YOUR GOAL: Exactly reproduce the lines from the top of the entries below through the line containing "import matplotlib.pyplot as plt", with both ends included.

SUPPLIED DATA:
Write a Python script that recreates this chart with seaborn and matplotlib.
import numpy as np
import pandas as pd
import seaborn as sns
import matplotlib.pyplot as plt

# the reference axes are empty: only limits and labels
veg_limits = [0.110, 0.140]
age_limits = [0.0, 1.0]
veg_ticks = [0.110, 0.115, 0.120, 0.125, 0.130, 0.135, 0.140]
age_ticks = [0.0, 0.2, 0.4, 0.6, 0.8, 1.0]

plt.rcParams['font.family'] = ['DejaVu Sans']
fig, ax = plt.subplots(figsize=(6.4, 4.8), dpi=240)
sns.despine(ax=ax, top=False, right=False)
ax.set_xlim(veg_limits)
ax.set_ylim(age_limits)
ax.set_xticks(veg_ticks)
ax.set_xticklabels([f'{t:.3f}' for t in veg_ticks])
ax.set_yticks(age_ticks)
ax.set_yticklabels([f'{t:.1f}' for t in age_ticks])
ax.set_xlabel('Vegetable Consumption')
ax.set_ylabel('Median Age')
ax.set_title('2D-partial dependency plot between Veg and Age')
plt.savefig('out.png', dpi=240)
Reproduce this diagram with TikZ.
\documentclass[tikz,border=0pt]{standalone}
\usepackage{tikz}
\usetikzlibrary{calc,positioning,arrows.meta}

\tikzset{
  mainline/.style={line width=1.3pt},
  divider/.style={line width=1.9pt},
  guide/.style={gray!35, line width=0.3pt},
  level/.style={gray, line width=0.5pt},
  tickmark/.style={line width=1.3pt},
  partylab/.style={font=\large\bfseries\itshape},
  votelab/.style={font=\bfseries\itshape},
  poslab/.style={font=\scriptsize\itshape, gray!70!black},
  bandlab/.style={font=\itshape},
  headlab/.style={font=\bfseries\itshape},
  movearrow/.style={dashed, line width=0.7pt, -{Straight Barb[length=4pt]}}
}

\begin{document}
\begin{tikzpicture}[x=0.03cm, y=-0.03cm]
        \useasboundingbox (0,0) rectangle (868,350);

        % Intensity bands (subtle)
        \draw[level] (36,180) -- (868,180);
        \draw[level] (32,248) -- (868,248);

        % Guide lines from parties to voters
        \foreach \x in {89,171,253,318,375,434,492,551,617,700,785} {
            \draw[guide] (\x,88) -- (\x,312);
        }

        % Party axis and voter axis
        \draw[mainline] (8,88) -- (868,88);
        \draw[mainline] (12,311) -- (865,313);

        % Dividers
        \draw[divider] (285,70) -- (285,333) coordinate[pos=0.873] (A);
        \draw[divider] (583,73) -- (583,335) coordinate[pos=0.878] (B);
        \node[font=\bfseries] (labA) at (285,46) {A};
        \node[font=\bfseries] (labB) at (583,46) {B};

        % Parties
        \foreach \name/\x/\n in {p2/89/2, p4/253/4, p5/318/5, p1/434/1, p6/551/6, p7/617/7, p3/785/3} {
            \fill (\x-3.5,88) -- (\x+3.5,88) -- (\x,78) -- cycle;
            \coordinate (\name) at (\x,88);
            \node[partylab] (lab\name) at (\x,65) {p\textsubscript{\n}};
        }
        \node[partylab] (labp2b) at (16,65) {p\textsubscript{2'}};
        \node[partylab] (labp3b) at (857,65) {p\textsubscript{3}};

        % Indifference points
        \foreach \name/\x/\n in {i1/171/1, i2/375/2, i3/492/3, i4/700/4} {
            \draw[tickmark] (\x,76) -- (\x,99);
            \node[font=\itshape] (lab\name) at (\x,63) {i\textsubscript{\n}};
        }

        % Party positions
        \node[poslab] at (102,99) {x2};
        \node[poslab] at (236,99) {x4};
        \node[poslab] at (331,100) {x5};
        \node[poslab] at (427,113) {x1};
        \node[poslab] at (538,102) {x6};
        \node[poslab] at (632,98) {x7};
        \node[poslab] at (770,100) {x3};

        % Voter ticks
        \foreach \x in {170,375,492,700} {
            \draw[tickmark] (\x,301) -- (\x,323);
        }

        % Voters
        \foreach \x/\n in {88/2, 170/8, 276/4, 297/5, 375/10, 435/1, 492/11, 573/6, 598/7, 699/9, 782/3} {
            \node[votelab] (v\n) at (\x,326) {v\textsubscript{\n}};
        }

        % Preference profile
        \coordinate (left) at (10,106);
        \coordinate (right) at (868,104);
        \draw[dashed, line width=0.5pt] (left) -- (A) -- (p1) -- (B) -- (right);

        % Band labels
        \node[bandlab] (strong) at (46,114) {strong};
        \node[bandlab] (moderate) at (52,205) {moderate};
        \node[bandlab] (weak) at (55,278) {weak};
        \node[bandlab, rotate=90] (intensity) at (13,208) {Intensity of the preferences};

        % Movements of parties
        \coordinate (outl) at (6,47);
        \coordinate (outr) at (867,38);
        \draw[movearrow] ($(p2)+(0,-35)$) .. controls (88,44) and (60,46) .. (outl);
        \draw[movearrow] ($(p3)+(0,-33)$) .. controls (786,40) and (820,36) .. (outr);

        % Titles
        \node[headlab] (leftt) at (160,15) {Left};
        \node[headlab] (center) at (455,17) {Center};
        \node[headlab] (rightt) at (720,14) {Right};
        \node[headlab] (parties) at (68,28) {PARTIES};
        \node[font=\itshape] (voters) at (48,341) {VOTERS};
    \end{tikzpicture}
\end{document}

SOLUTION TO THIS EXERCISE:
Write a Python script that recreates this chart with seaborn and matplotlib.
import numpy as np
import pandas as pd
import seaborn as sns
import matplotlib.pyplot as plt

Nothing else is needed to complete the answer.